Extract, exactly, the lines from the line containing "Generate a component" to the line containing "import * as", with both lines included and any pictures left out.

#### DATA TO PROCESS

☆ ☆ ☆ ☆ ☆

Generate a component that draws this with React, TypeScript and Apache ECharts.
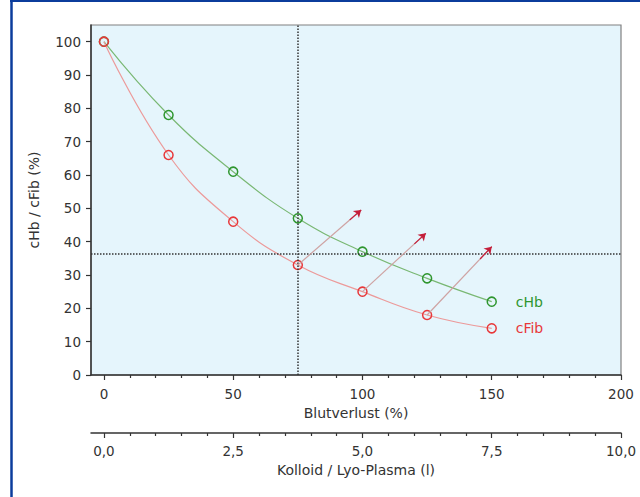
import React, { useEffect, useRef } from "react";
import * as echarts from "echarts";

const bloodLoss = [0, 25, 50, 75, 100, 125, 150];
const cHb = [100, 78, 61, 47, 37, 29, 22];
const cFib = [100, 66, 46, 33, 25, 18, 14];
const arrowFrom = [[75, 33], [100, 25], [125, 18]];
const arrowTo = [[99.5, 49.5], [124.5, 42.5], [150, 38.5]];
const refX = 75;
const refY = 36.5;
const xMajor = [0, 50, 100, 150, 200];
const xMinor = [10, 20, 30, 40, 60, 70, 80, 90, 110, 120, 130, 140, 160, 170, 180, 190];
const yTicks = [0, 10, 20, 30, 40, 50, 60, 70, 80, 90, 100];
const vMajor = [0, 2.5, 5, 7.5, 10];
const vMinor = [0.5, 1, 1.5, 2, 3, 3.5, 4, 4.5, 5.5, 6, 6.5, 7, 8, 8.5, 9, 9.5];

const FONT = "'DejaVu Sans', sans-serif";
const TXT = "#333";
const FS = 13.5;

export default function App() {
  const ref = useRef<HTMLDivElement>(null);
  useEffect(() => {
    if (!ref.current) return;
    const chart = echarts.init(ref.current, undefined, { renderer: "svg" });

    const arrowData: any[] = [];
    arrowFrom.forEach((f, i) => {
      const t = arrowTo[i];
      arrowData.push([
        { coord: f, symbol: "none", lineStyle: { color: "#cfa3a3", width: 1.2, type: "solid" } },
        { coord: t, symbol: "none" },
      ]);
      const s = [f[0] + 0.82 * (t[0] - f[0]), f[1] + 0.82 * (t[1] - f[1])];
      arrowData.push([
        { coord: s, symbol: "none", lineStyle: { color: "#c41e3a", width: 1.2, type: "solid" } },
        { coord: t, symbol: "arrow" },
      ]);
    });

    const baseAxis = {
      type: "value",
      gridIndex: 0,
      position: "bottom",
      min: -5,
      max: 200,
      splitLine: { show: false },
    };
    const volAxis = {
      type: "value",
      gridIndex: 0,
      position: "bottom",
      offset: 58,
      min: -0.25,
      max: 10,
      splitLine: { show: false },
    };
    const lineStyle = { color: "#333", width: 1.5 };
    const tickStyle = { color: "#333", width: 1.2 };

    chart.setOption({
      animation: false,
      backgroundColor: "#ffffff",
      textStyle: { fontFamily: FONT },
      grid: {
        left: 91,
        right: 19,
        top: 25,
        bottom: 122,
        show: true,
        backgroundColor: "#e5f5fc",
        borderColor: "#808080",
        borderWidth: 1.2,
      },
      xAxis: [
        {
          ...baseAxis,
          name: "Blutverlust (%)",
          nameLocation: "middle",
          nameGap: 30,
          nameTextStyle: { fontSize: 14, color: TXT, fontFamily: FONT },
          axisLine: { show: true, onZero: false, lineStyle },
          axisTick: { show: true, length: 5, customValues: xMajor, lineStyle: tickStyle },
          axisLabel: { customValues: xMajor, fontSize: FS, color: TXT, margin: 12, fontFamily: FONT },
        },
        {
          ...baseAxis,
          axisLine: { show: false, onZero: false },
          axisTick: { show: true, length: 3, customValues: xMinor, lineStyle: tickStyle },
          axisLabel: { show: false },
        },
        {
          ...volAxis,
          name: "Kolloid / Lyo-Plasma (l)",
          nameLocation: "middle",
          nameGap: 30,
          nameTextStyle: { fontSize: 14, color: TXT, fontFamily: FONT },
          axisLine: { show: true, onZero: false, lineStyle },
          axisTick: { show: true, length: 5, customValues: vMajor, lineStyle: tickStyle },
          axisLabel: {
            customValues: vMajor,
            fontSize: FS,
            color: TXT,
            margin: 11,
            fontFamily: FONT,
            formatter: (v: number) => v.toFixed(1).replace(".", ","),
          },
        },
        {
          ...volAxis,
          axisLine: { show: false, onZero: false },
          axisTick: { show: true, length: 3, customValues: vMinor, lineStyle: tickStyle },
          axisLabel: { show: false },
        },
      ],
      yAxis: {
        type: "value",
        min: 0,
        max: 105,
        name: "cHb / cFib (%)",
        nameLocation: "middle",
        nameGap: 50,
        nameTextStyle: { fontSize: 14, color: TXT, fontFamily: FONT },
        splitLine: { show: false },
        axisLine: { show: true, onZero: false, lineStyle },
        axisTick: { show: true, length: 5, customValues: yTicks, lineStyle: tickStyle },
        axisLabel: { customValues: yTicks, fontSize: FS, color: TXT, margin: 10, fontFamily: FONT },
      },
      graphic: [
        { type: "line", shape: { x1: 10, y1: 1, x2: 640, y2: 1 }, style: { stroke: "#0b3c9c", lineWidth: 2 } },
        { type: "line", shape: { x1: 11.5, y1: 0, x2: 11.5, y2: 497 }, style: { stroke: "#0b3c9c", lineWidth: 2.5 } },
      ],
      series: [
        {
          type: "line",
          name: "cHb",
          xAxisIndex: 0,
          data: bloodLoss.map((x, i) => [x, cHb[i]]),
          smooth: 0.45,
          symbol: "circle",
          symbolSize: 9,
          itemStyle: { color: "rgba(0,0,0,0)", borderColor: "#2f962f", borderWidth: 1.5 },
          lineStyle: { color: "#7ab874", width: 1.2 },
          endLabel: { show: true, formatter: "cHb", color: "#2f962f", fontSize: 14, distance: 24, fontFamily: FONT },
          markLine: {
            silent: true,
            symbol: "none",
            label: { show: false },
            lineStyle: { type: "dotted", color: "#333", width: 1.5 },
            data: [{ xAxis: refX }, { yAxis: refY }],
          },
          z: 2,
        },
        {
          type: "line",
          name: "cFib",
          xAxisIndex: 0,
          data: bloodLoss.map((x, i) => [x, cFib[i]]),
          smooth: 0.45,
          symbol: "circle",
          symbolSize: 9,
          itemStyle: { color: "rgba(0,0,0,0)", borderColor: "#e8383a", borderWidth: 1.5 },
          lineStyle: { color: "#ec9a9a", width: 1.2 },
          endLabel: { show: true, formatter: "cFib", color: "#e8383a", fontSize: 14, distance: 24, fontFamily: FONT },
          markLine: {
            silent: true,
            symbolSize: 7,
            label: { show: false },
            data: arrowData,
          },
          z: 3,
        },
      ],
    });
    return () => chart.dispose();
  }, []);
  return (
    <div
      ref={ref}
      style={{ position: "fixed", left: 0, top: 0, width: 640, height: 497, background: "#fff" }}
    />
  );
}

☆ ☆ ☆ ☆ ☆

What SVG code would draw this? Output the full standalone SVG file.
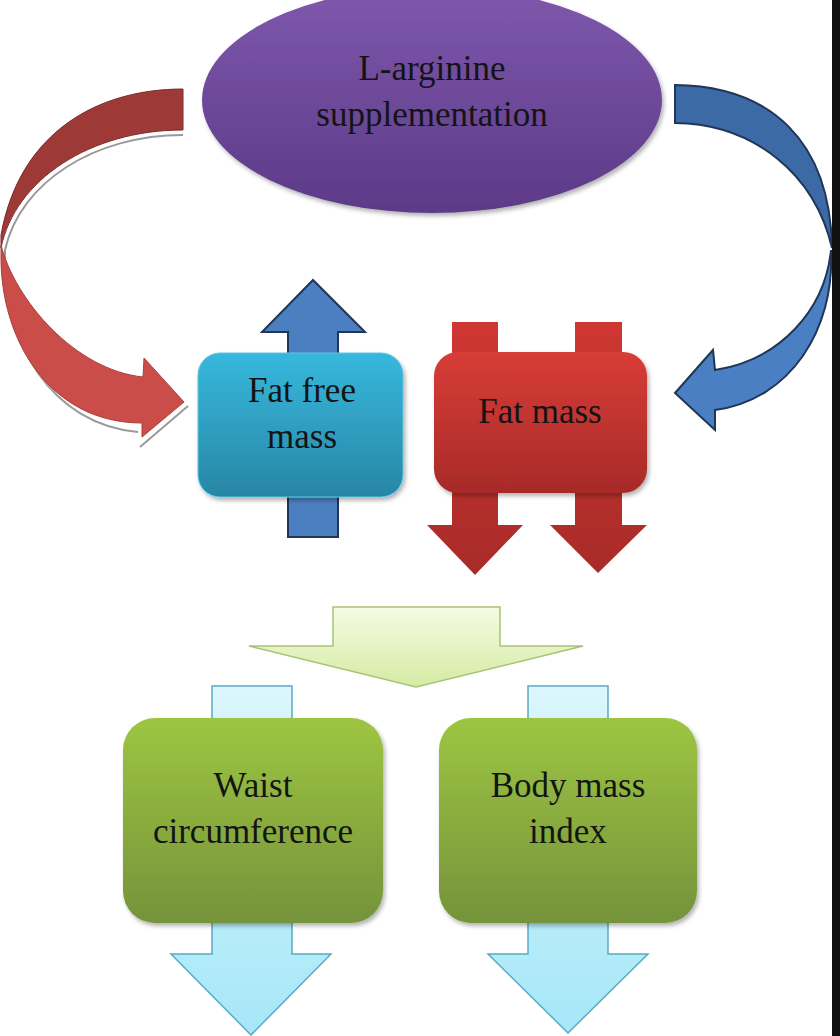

☆ ☆ ☆ ☆ ☆

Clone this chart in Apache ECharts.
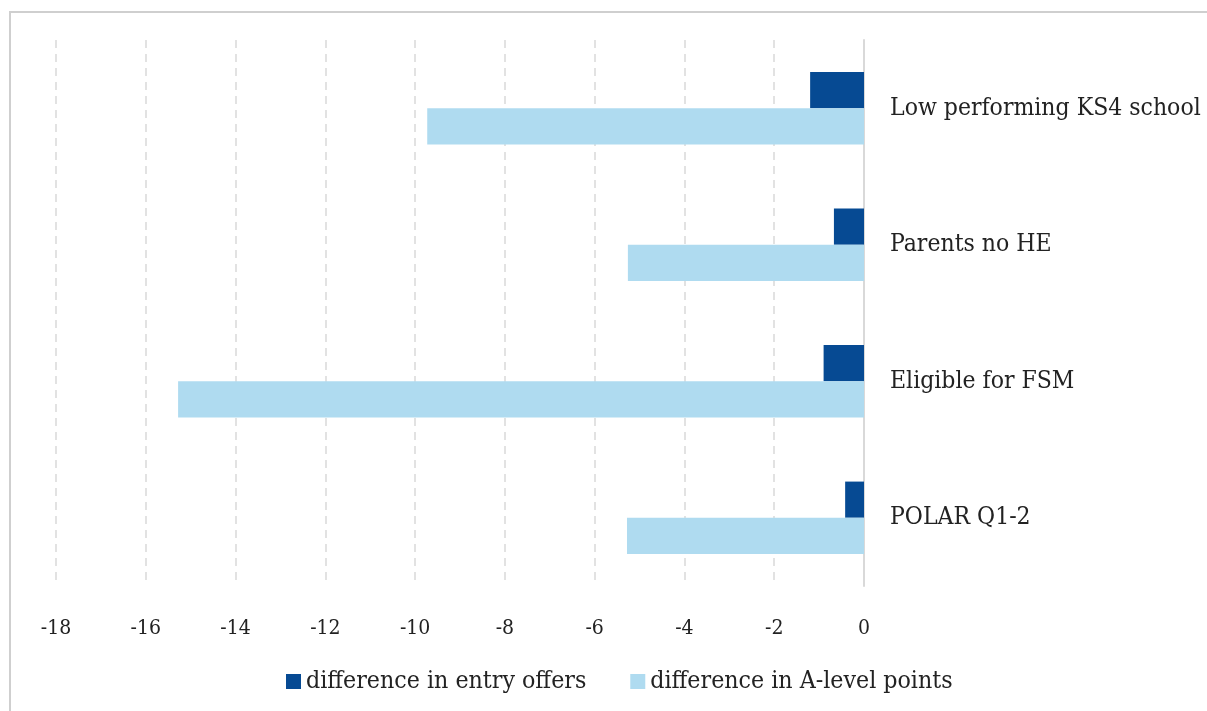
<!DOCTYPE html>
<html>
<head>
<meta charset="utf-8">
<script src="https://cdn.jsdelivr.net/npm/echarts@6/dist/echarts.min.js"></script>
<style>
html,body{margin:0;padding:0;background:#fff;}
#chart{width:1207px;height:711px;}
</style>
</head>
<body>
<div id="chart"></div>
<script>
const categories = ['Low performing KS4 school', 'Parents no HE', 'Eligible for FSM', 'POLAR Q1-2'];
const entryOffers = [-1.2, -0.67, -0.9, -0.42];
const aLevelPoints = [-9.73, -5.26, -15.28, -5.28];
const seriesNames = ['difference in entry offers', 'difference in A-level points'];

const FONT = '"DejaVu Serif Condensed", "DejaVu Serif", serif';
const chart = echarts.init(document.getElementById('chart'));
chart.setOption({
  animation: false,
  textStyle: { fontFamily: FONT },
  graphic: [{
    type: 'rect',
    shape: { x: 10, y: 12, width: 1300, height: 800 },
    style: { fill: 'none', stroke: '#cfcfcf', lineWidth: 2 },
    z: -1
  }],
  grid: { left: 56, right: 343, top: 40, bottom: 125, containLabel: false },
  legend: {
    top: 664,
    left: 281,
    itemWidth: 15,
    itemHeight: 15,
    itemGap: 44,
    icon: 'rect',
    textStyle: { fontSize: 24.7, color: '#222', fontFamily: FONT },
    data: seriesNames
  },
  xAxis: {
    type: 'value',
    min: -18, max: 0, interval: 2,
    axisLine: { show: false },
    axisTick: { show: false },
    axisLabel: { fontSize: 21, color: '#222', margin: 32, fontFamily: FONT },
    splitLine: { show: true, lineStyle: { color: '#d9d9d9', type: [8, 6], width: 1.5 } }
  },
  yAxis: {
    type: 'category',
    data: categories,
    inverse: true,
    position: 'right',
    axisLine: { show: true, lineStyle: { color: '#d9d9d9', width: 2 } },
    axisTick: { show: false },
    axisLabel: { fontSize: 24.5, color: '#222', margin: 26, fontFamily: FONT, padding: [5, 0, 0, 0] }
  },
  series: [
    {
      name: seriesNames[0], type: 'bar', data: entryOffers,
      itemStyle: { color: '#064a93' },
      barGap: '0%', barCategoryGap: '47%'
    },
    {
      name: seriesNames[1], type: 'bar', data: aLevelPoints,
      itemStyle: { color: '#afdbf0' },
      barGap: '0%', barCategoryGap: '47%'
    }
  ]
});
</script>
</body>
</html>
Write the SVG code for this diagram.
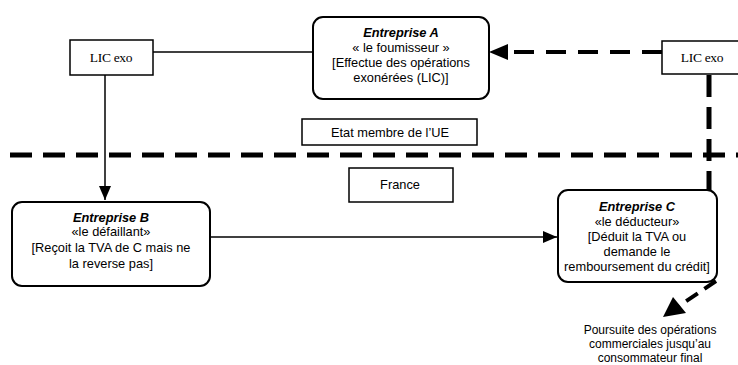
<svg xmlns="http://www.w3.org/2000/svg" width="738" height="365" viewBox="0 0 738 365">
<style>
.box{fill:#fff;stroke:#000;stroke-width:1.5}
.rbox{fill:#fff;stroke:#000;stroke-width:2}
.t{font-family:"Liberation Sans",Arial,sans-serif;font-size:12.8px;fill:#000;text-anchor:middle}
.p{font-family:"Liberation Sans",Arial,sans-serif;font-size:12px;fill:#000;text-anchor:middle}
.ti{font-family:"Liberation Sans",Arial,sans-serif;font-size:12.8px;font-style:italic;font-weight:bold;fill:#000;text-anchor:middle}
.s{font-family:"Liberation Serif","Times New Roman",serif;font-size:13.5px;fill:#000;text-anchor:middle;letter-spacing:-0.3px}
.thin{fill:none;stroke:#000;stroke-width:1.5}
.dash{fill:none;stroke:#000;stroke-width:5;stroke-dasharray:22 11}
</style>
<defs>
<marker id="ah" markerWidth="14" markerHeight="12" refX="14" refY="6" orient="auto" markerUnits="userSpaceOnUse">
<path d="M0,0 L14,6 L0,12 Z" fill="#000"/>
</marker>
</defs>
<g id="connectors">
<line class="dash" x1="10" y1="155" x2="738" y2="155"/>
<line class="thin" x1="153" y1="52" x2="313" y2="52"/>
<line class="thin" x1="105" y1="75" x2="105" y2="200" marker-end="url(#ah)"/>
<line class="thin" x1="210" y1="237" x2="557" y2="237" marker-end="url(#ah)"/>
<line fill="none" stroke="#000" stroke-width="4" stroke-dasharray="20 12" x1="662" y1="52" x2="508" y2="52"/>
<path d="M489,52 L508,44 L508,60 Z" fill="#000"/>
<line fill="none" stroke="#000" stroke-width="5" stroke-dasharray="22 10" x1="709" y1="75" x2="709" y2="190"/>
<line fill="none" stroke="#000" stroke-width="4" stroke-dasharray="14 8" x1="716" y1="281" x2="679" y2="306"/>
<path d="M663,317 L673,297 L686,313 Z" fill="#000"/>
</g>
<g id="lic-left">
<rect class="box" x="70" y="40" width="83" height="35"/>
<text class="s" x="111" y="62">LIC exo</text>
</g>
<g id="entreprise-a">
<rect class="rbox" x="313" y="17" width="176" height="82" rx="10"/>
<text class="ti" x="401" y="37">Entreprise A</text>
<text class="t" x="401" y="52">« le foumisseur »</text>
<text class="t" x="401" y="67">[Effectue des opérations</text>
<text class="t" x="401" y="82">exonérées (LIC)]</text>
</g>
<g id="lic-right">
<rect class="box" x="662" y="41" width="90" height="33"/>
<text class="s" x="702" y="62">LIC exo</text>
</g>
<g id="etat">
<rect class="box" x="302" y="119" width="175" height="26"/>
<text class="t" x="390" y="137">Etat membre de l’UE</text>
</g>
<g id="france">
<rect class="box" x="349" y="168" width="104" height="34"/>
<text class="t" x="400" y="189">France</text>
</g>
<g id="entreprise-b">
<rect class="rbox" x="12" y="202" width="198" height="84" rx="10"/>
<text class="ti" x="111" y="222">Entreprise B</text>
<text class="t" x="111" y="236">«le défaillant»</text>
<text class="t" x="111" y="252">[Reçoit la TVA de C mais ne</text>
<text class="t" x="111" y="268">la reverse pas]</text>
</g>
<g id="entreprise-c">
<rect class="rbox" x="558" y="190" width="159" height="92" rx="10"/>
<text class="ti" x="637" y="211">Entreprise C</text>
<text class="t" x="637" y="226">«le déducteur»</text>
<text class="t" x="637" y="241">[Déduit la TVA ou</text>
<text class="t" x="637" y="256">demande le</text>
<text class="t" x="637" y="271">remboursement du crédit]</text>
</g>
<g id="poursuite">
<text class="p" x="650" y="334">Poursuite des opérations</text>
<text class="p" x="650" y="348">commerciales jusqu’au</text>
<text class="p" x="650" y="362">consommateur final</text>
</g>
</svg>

☆ ☆ ☆ ☆ ☆

#### SOLUTION FOR THIS PROBLEM
Generate a component that draws this with React, TypeScript and Apache ECharts.
import React, { useEffect, useRef } from "react";
import * as echarts from "echarts";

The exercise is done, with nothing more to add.